=== WHAT THIS TASK INVOLVES ===
Reproduce precisely the lines of the listing below, starting with the line that contains "What Plotly code" and stopping after the line that contains "fig = go.Figure()"; include nothing else.

=== MATERIALS PROVIDED ===
┄┄┄┄┄┄┄┄┄┄

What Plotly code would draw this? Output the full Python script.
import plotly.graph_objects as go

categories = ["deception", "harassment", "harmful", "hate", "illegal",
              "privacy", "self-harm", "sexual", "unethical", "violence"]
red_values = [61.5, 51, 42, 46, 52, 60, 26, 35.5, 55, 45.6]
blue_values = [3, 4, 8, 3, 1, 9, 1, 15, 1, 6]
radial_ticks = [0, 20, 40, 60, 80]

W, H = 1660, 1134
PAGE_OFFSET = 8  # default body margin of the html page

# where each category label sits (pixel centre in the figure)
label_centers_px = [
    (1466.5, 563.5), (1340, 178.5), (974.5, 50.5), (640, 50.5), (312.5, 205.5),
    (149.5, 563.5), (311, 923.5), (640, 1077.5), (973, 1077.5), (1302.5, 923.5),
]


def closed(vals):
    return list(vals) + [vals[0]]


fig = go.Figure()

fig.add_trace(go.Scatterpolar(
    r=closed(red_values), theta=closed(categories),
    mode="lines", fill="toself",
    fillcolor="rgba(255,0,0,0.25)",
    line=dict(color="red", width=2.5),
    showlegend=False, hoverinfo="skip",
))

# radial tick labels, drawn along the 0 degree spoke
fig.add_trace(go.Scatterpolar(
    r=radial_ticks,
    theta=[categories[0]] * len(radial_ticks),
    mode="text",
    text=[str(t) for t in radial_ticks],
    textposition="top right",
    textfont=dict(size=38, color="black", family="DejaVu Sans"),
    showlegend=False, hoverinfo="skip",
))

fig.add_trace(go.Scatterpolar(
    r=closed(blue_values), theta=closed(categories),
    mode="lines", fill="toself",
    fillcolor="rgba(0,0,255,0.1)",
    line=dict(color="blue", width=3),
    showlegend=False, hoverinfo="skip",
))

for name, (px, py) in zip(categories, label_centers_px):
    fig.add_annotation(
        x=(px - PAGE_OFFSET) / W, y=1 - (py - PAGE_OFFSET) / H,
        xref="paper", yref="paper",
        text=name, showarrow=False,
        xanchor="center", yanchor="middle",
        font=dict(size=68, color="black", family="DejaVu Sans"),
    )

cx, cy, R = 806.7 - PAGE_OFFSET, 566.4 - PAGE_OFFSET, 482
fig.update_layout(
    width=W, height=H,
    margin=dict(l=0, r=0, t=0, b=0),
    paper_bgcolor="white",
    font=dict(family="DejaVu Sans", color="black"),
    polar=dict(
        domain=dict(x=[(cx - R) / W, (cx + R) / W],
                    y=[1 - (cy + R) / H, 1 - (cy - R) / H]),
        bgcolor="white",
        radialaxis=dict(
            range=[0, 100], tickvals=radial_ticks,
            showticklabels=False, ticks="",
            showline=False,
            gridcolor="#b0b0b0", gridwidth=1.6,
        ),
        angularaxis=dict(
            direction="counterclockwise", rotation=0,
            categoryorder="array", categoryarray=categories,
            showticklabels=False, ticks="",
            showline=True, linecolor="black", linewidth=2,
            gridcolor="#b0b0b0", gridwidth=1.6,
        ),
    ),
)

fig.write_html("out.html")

┄┄┄┄┄┄┄┄┄┄

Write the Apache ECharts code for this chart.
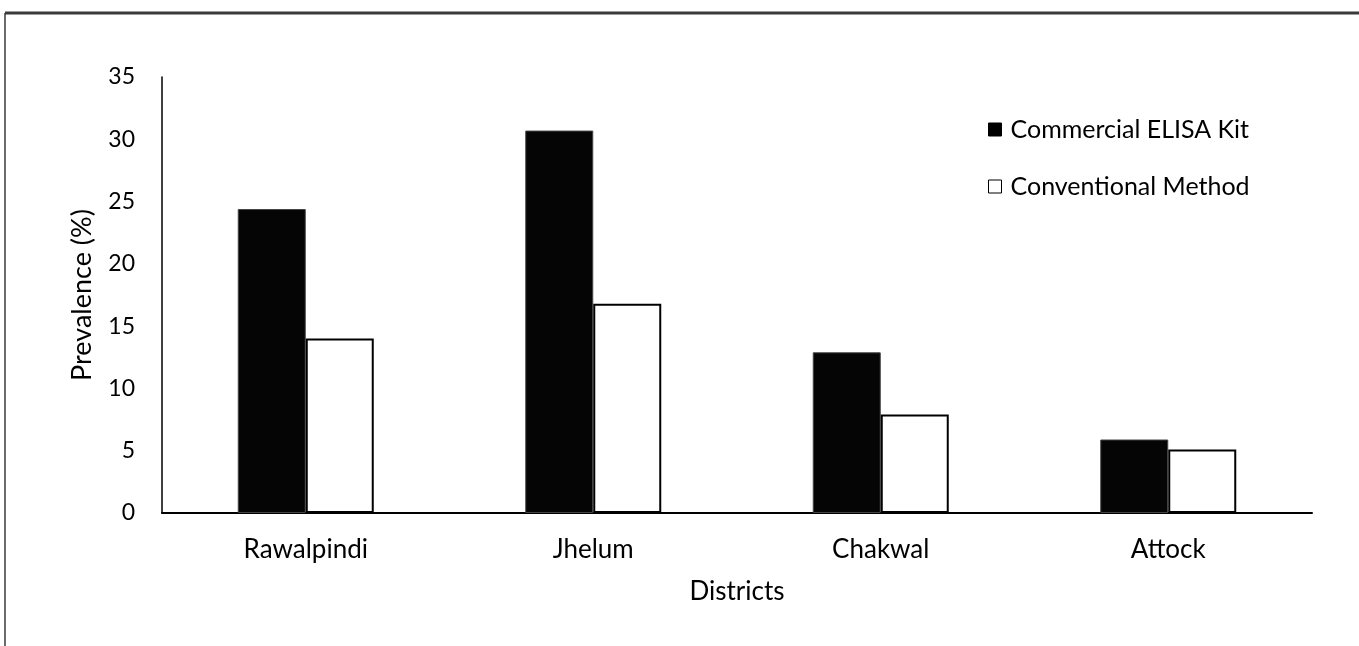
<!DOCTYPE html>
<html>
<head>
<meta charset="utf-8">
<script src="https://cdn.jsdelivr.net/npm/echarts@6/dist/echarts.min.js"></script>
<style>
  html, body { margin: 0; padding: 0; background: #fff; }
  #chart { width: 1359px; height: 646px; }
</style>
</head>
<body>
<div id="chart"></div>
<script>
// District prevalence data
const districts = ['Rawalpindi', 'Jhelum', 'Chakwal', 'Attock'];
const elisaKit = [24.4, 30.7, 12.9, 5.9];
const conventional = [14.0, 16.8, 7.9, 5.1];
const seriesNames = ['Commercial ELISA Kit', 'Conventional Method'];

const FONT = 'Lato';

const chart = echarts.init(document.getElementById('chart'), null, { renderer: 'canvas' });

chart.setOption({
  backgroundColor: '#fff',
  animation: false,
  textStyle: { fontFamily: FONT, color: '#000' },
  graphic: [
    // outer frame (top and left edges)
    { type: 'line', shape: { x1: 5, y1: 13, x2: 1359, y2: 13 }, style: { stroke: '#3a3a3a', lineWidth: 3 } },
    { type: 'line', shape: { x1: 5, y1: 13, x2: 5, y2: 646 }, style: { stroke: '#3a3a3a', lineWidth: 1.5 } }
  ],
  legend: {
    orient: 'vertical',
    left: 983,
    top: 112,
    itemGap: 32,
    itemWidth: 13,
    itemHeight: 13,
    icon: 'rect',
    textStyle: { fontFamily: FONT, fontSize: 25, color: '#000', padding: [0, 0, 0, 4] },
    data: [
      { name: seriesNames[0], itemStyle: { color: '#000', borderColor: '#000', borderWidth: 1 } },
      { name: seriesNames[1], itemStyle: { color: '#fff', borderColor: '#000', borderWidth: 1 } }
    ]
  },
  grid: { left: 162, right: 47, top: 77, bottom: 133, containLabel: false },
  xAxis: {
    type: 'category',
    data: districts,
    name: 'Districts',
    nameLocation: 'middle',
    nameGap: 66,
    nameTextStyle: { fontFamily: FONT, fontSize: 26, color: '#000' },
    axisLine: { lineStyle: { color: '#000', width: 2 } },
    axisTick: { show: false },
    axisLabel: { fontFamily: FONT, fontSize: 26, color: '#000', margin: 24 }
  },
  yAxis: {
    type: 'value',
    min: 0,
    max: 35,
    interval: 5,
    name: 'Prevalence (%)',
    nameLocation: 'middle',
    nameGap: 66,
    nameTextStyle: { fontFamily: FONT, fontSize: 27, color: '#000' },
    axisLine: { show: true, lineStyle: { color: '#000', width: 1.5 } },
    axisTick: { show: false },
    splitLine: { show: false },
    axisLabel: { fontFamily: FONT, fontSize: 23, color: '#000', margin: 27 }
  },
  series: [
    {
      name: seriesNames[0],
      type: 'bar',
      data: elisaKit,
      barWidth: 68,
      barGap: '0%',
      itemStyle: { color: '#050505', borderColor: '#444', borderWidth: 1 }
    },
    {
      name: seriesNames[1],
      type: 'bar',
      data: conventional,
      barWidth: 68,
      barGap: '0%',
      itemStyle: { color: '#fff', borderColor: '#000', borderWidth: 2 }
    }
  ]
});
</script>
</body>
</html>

┄┄┄┄┄┄┄┄┄┄

=== WRITTEN SOLUTION ===
What Plotly code would draw this? Output the full Python script.
import plotly.graph_objects as go

categories = ["deception", "harassment", "harmful", "hate", "illegal",
              "privacy", "self-harm", "sexual", "unethical", "violence"]
red_values = [61.5, 51, 42, 46, 52, 60, 26, 35.5, 55, 45.6]
blue_values = [3, 4, 8, 3, 1, 9, 1, 15, 1, 6]
radial_ticks = [0, 20, 40, 60, 80]

W, H = 1660, 1134
PAGE_OFFSET = 8  # default body margin of the html page

# where each category label sits (pixel centre in the figure)
label_centers_px = [
    (1466.5, 563.5), (1340, 178.5), (974.5, 50.5), (640, 50.5), (312.5, 205.5),
    (149.5, 563.5), (311, 923.5), (640, 1077.5), (973, 1077.5), (1302.5, 923.5),
]


def closed(vals):
    return list(vals) + [vals[0]]


fig = go.Figure()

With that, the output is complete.